Description
I wanted to summarise one of the outcome of today's call and clarify a comment made in the PRC feedback document:
I suggest that the specification would mandate that at least one 'required' attribute is used but would not define which one it is. Over time, Refget Collections specification would create recommendations for the use of 'required' fields for different domains e.g. for genome archives this might be to have TWO different Refget Collections digests: 'names, lengths, sequences' and 'accessions, lengths, sequences'.
In ADR from 2023-07-12, we decided that the only mandatory properties in a sequence collections would be lengths
and names
.
The argument made today was that by requiring lengths and names to be present, we're potentially forcing these attributes in use cases where they are not relevant or in some case not available.

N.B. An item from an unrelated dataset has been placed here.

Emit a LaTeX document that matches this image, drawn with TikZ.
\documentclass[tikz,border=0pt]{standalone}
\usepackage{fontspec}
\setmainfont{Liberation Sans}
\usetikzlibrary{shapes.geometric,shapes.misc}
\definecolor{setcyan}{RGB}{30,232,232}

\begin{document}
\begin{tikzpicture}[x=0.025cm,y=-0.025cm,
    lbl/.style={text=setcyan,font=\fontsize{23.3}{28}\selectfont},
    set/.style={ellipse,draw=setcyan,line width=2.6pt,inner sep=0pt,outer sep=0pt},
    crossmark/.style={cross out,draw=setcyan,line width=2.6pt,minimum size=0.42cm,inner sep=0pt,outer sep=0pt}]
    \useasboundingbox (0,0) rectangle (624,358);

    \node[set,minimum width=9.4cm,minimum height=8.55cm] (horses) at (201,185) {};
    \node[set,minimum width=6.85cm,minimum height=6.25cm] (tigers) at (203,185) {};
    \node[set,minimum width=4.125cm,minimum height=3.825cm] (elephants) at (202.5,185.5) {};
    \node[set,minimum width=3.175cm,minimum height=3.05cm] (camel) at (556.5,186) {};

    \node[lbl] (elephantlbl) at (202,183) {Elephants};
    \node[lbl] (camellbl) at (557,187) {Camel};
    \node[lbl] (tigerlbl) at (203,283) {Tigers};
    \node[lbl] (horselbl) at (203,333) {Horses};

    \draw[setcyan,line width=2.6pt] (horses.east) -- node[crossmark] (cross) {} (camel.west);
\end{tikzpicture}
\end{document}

The example given was that of a CRAM file that contains a digest for each sequence but does not contains the length.
The argument in favour of having required field is one of interoperability. Guaranteeing the presence of the two fields helps making different services compatible by always having common grounds.

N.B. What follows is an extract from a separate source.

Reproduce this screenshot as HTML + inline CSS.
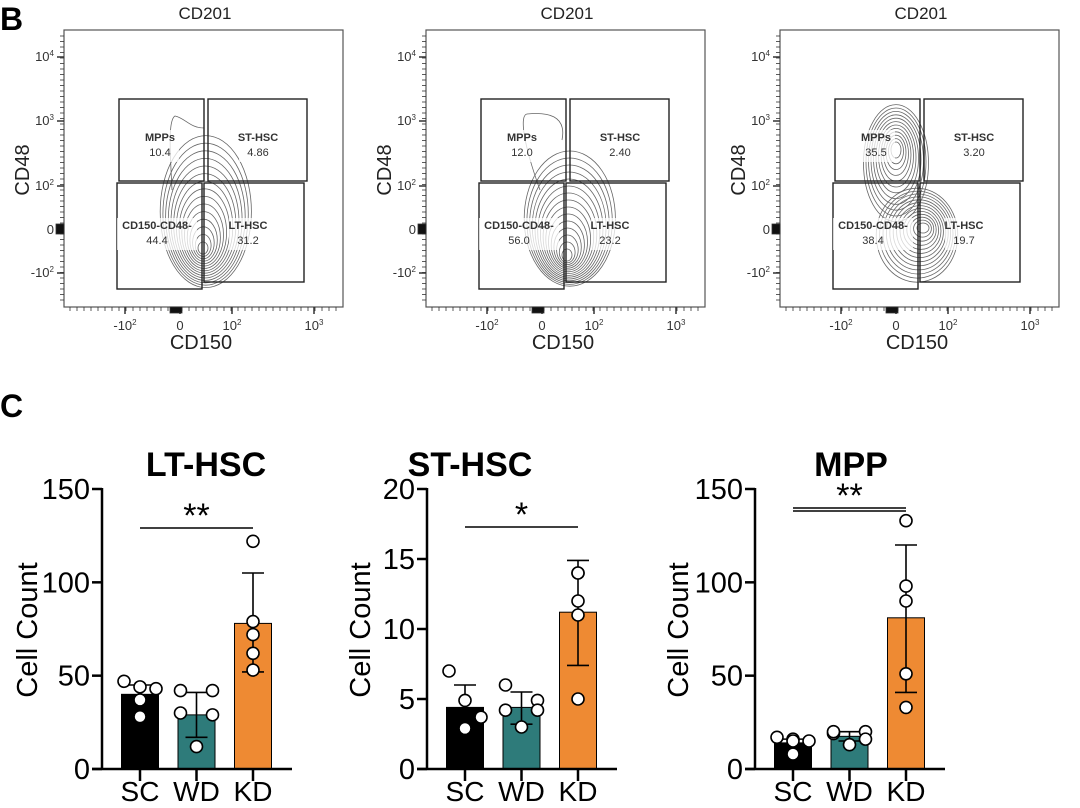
<!DOCTYPE html>
<html><head><meta charset="utf-8"><style>
body{margin:0;background:#fff;}
svg{display:block;font-family:"Liberation Sans",sans-serif;}
</style></head><body>
<svg id="fig" width="1080" height="808" viewBox="0 0 1080 808"></svg>
<script>
// ---- bar chart data ----
const groups = ["SC","WD","KD"];
const ltMeans = [40, 29, 78];
const ltErrLo = [34, 17, 52];
const ltErrHi = [45, 41, 105];
const ltPoints = [[47,44,43,37,28],[42,42,30,29,12],[122,79,72,62,53]];
const stMeans = [4.4, 4.4, 11.2];
const stErrLo = [3.5, 3.2, 7.4];
const stErrHi = [6.0, 5.5, 14.9];
const stPoints = [[7.0,4.9,3.7,2.9,2.9],[6.0,4.9,4.2,4.2,3.0],[14.0,14.0,12.0,11.0,5.0]];
const mppMeans = [14, 17.5, 81];
const mppErrLo = [12, 15, 41];
const mppErrHi = [16, 20, 120];
const mppPoints = [[17,16,15,15,8],[19,20,20,16,13],[133,98,90,51,33]];
const ltTicks = [0,50,100,150];
const stTicks = [0,5,10,15,20];
const mppTicks = [0,50,100,150];
// ---- flow data ----
const gateLabels = ["MPPs","ST-HSC","CD150-CD48-","LT-HSC"];
const gatePct = [["10.4","4.86","44.4","31.2"],["12.0","2.40","56.0","23.2"],["35.5","3.20","38.4","19.7"]];

const NS="http://www.w3.org/2000/svg";
const svg=document.getElementById('fig');
function mk(tag,attrs,parent,txt){const e=document.createElementNS(NS,tag);for(const k in attrs)e.setAttribute(k,attrs[k]);if(txt!==undefined)e.textContent=txt;(parent||svg).appendChild(e);return e;}

let t=mk('text',{x:0,y:30,'font-size':32,'font-weight':'bold'},svg,'B');

t=mk('text',{x:0,y:417,'font-size':32,'font-weight':'bold'},svg,'C');


const offsets=[0,362,716];
offsets.forEach((dx,pi)=>{
  const g=mk('g',{transform:'translate('+dx+',0)'});
  
  
  let e=mk('text',{x:205,y:19,'font-size':17,'text-anchor':'middle',fill:'#222'},g,'CD201');
  
  e=mk('rect',{x:64,y:30,width:279,height:277,fill:'none',stroke:'#555','stroke-width':1.2},g);
  
  const cg=mk('g',{fill:'none',stroke:'#666','stroke-width':0.8},g);
  
  if(pi<2){
    const cx= pi==0?203:205, cy0= pi==0?248:255;
    for(let k=0;k<15;k++){mk('ellipse',{cx:cx+k*0.2,cy:cy0-2.6*k,rx:5+2.9*k,ry:6+(pi==0?5:4.4)*k},cg);}
    mk('path',{d:pi==0?'M172 190 C170 150 168 120 175 116 C185 118 190 128 204 128':'M178 190 C160 140 158 115 165 114 C185 112 205 115 200 140'},cg);
  } else {
    for(let k=0;k<12;k++){mk('ellipse',{cx:180,cy:150+k*1.2,rx:5+2.5*k,ry:8+4.6*k},cg);}
    for(let k=0;k<13;k++){mk('ellipse',{cx:207-k*0.5,cy:228+k*0.6,rx:6+2.9*k,ry:5+3.5*k},cg);}
  }
  const gates=[[119,99,85,82],[208,99,99,82],[117,183,85,106],[204,183,100,99]];
  const lp=[[160,141],[258,141],[157,229],[248,229]];
  gates.forEach((r,i)=>{
    let q=mk('rect',{x:r[0],y:r[1],width:r[2],height:r[3],fill:'none',stroke:'#222','stroke-width':1.4},g);
    
    mk('rect',{x:lp[i][0]-(i==2?40:19),y:lp[i][1]-11,width:i==2?80:38,height:32,fill:'#fff',opacity:0.75},g);
    q=mk('text',{x:lp[i][0],y:lp[i][1],'font-size':11,'text-anchor':'middle',fill:'#333','font-weight':'bold'},g,gateLabels[i]);
    
    q=mk('text',{x:lp[i][0],y:lp[i][1]+15,'font-size':11,'text-anchor':'middle',fill:'#333'},g,gatePct[pi][i]);
    
  });
  const ay=mk('g',{stroke:'#333','stroke-width':0.8},g);
  
  for(let y=36;y<305;y+=5.5){mk('line',{x1:60,x2:64,y1:y,y2:y},ay);}
  [57,121,186,273].forEach(y=>mk('line',{x1:57,x2:64,y1:y,y2:y,'stroke-width':1.5},ay));
  mk('rect',{x:56,y:224,width:8,height:10,fill:'#111'},ay);
  const yl=[['10','4',61],['10','3',125],['10','2',190],['0','',234],['-10','2',277]];
  yl.forEach(l=>{const tt=mk('text',{x:54,y:l[2],'font-size':13,'text-anchor':'end',fill:'#333',stroke:'none'},g);
    
    tt.appendChild(document.createTextNode(l[0]));
    if(l[1]){mk('tspan',{dy:-5,'font-size':8},tt,l[1]);}
  });
  const ax=mk('g',{stroke:'#333','stroke-width':0.8},g);
  
  for(let x=70;x<340;x+=7){mk('line',{x1:x,x2:x,y1:307,y2:311},ax);}
  [125,180,232,314].forEach(x=>mk('line',{x1:x,x2:x,y1:307,y2:314,'stroke-width':1.5},ax));
  mk('rect',{x:170,y:307,width:12,height:6,fill:'#111'},ax);
  const xl=[['-10','2',125],['0','',180],['10','2',232],['10','3',314]];
  xl.forEach(l=>{const tt=mk('text',{x:l[2],y:330,'font-size':13,'text-anchor':'middle',fill:'#333',stroke:'none'},g);
    
    tt.appendChild(document.createTextNode(l[0]));
    if(l[1]){mk('tspan',{dy:-5,'font-size':8},tt,l[1]);}
  });
  e=mk('text',{x:201,y:349,'font-size':20,'text-anchor':'middle',fill:'#222'},g,'CD150');
  
  e=mk('text',{x:0,y:0,'font-size':20,'text-anchor':'middle',fill:'#222',transform:'translate(29,170) rotate(-90)'},g,'CD48');
  
});

const colors=['#000000','#2e7b7a','#ee8a33'];
const jitter=[[-16,0,16,0,0],[-16,16,-16,16,0],[0,0,0,0,0]];
function bar(cfg){
  const g=mk('g',{});
  
  const y0=769,y1=489,ymax=cfg.ticks[cfg.ticks.length-1];
  const Y=v=>y0-(v/ymax)*(y0-y1);
  const X=i=>cfg.ax+38+i*56.5;
  let e=mk('text',{x:cfg.tx,y:476,'font-size':34,'font-weight':'bold','text-anchor':'middle'},g,cfg.title);
  
  e=mk('text',{x:0,y:0,'font-size':29,'text-anchor':'middle',transform:'translate('+cfg.yt+',630) rotate(-90)'},g,'Cell Count');
  
  groups.forEach((gn,i)=>{
    const r=mk('rect',{x:X(i)-18.5,y:Y(cfg.means[i]),width:37,height:y0-Y(cfg.means[i]),fill:colors[i],stroke:'#000','stroke-width':1},g);
    
    const eb=mk('g',{stroke:'#000','stroke-width':1.6},g);
    
    mk('line',{x1:X(i),x2:X(i),y1:Y(cfg.lo[i]),y2:Y(cfg.hi[i])},eb);
    mk('line',{x1:X(i)-11,x2:X(i)+11,y1:Y(cfg.hi[i]),y2:Y(cfg.hi[i])},eb);
    mk('line',{x1:X(i)-11,x2:X(i)+11,y1:Y(cfg.lo[i]),y2:Y(cfg.lo[i])},eb);
    cfg.pts[i].forEach((v,j)=>{
      const c=mk('circle',{cx:X(i)+(i==2?0:jitter[i][j]),cy:Y(v),r:6,fill:'#fff',stroke:'#000','stroke-width':1.6},g);
      
    });
  });
  const ax=mk('g',{stroke:'#000','stroke-width':2.5},g);
  
  mk('line',{x1:cfg.ax,x2:cfg.ax,y1:y1-1,y2:y0+1},ax);
  mk('line',{x1:cfg.ax-10,x2:cfg.ax+190,y1:y0,y2:y0},ax);
  cfg.ticks.forEach(v=>{mk('line',{x1:cfg.ax-10,x2:cfg.ax,y1:Y(v),y2:Y(v)},ax);
    const tl=mk('text',{x:cfg.ax-12,y:Y(v)+10,'font-size':29,'text-anchor':'end',stroke:'none'},g,String(v));
    });
  groups.forEach((gn,i)=>{mk('line',{x1:X(i),x2:X(i),y1:y0,y2:y0+12},ax);
    const tl=mk('text',{x:X(i),y:801,'font-size':28,'text-anchor':'middle',stroke:'none'},g,gn);
    });
  const sg=mk('g',{stroke:'#000','stroke-width':1.5},g);
  
  mk('line',{x1:X(0),x2:X(2),y1:cfg.sy,y2:cfg.sy},sg);
  if(cfg.dbl)mk('line',{x1:X(0),x2:X(2),y1:cfg.sy+3,y2:cfg.sy+3},sg);
  e=mk('text',{x:(X(0)+X(2))/2,y:cfg.sy-1,'font-size':34,'text-anchor':'middle'},g,cfg.star);
  
}
bar({name:'lt-hsc-chart',title:'LT-HSC',tx:206,ax:102,yt:37,means:ltMeans,lo:ltErrLo,hi:ltErrHi,pts:ltPoints,ticks:ltTicks,sy:528,star:'**'});
bar({name:'st-hsc-chart',title:'ST-HSC',tx:470,ax:427,yt:370,means:stMeans,lo:stErrLo,hi:stErrHi,pts:stPoints,ticks:stTicks,sy:527,star:'*'});
bar({name:'mpp-chart',title:'MPP',tx:851,ax:755,yt:688,means:mppMeans,lo:mppErrLo,hi:mppErrHi,pts:mppPoints,ticks:mppTicks,sy:508,star:'**',dbl:true});
</script>
</body></html>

Reading back the ADR from 2023-07-12, the rational does not feel about how lengths
and names
should be made mandatory but how sequences
should not be made mandatory because it would have prevented the use case of coordinate space to be implemented. I think similar argument can be made about other use-cases we might not have envisioned.
@raskoleinonen, please correct me if I misrepresented your point
@nsheff @sveinugu @andrewyatz please chime in as any change would have to be made relatively soon.